Cybersecurity remains a top concern and potential hazard for patient data.
In February, Lehigh Valley Health Network in Allentown, Pennsylvania, was attacked by a ransomware gang BlackCat, which has ties to Russia, Becker’s Health IT reports. The health system has since notified 627 individuals and will continue to “provide notices to all individuals whose information was involved as required as soon as possible,” a hospital spokesperson said.
Lehigh Valley is not alone in its challenges with cybersecurity. Earlier this year, Phoenix-based Banner Health paid $1.25 million in settlement after potential HIPAA violations left 2.81 million consumer’s health data exposed in a 2016 data breach, due to insufficient system activity monitoring, among other issues.
Moreover, researchers reported in the JAMA Health Forum that 374 ransomware attacks have been carried out “against clinics, hospitals, dental offices, diagnostic laboratories, emergency medical services, and other healthcare delivery organizations between 2016 and 2021.” The number of annual attacks rose from 43 to 91 during that time, exposing some 42 million patients’ personal health information.

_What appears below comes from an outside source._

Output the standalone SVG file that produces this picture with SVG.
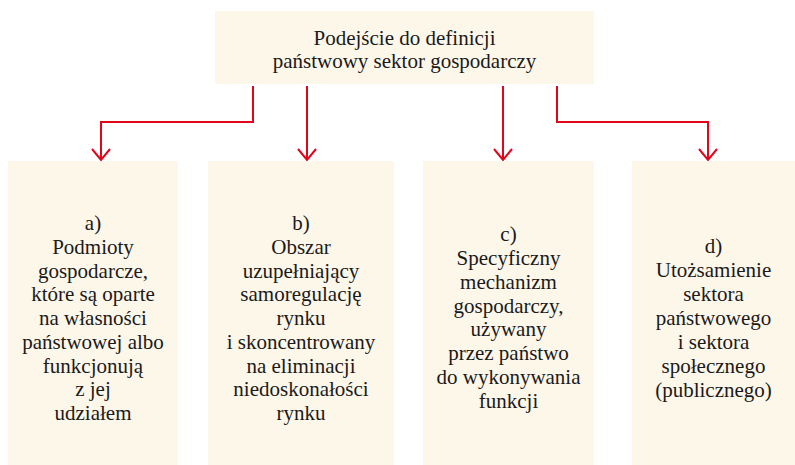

ECRI lists failure to manage cybersecurity risks associated with cloud-based clinical systems fifth in their list of the top 10 health technology hazards of 2023. While cloud-based systems can offer benefits when compared to traditional systems, much of the workload and control is shifted to the cloud provider. Failure to understand and plan for the differences leaves health systems at risk of a security event that disrupts patient care.